Two key arguments continue to be advanced by those who favour a British exit from the European Union. It is firstly, they claim, a way of managing immigration. Secondly, it is a crucial step towards restoring national sovereignty. The two ideas meet in the battle cry ‘Securing Britain’s borders’.
The modern understanding of national sovereignty – the principle that the authority to govern emanates from a nation that exists as a single body able to express its will – is, well, a very European one. It is found in Article 3 of the French Revolution’s Declaration of the Rights of Man and of the Citizen of 1789. Note the absence of any mention of nationality here. Indeed, it’s that very universalism – the idea that the Revolution was producing a blueprint for the governance of all national societies – that drove many French citizens to believe that their nation above all others was invested with a mission: to lead the peoples of Europe from tyranny to liberty. And it was against this national, revolutionary zeal that many European nations reacted. But, in order to mobilise against the armies of the First Republic and then of Napoleon Bonaparte, the governments of Britain, Prussia and Russia, for example, had to resort increasingly to the sort of popular nationalism that gripped France from the Battle of Valmy to the Battle of Waterloo.
Nationalisms, like nations, do not exist in a vacuum; they react and bump against each other and are informed by intense rivalries. In the late nineteenth and early twentieth centuries France was to Germany what Arsenal are to Spurs. But nationalists even at this high point of nationalistic rivalry were never isolationist. Even the most virulent French nationalists travelled extensively in the interwar years, sharing ideas, but also expressing differences, with like-minded movements and individuals across Europe. The Action Française, a far-right monarchist movement that hankered for a return to pre-Revolutionary absolutism under a king who ruled by divine right, admired Mussolini’s smartly-clad Black Shirts, raved about the economic miracle that was Salazar’s New State in Portugal, and then cheered on Franco’s National Revolution and its eradication of the Spanish Republic during that country’s civil war. Underpinning this enthusiasm for authoritarianism was a commitment to the principle of Latinity – a belief that the Mediterranean nations share the cultural and political heritage of Ancient Rome and that the region, and the French nation, would rise again to international prominence by rejecting democracy.
As extreme as the case of Action Française may seem, the movement reflects a fundamental reality of all national movements. Far from operating in a vacuum neatly delineated by impenetrable national borders, they in fact openly engage in a dialogue with other, carefully selected partners. More than this, they have a long history of conceiving of themselves as members of a transnational family.

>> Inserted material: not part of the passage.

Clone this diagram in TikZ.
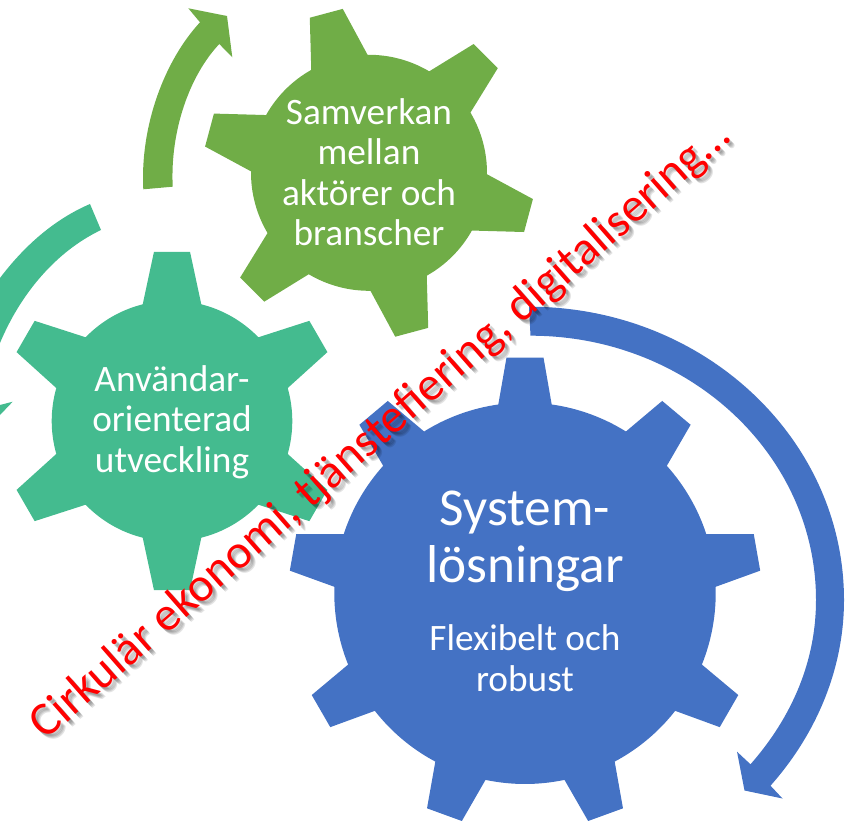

Sometimes crude racial politics are invoked to suggest these family ties, but these family resemblances and connections are always a matter of geography and culture.
What, then, could we expect of a European Union without Britain and of a Britain outside the EU? Could Britain enjoy the form of self-sufficiency that some Eurosceptics invoke in the memory of a pre-EU world where things could be bought and consumed in what is, for most of us, the incomprehensible lingo of imperial measurements? Most Eurosceptics are far less nostalgic and admit that Britain would in fact be forced to seek new partners in the world. A post-Brexit British government would have to quickly seek these out in those parts of the world with which Britain enjoys already strong cultural ties. But where would these be? The United States, either under a Democrat regime which has already hinted that Britain’s place in the world would be diminished by Brexit, or perhaps a Republican one led by Donald Trump who swings from advocate of US isolationism to expansionism on a daily basis? Or elsewhere in the English-speaking world in Britain’s former colonies, many of which still carry the scars and memories of imperialism.
Brexit would have wider ramifications still for Europe as a whole, of course. According to Robert Niblett, Director of Chatham House Royal Institute of International Affairs, it would give added strength and momentum to other Eurosceptic and nationalist movements across Europe. Ultimately, it could lead to the fragmentation of the remainder of the EU and a return to the Europe of nations so desired by all Eurosceptics. Britain would then be free to seek out new partners amongst the shards of the Union. Indeed, it could be at the forefront of a new alliance of likeminded European states battling the remnants of the old Union. What voters have to decide ahead of the forthcoming EU referendum, then, is whether it is easier to reconfigure Britain’s relationship with its fellow European nations from a self-imposed position on the margins of Europe or, as it currently does, from a position of influence within the EU. Either way, Britain cannot escape the necessity of engaging with a Europe to which it is tied geographically and culturally.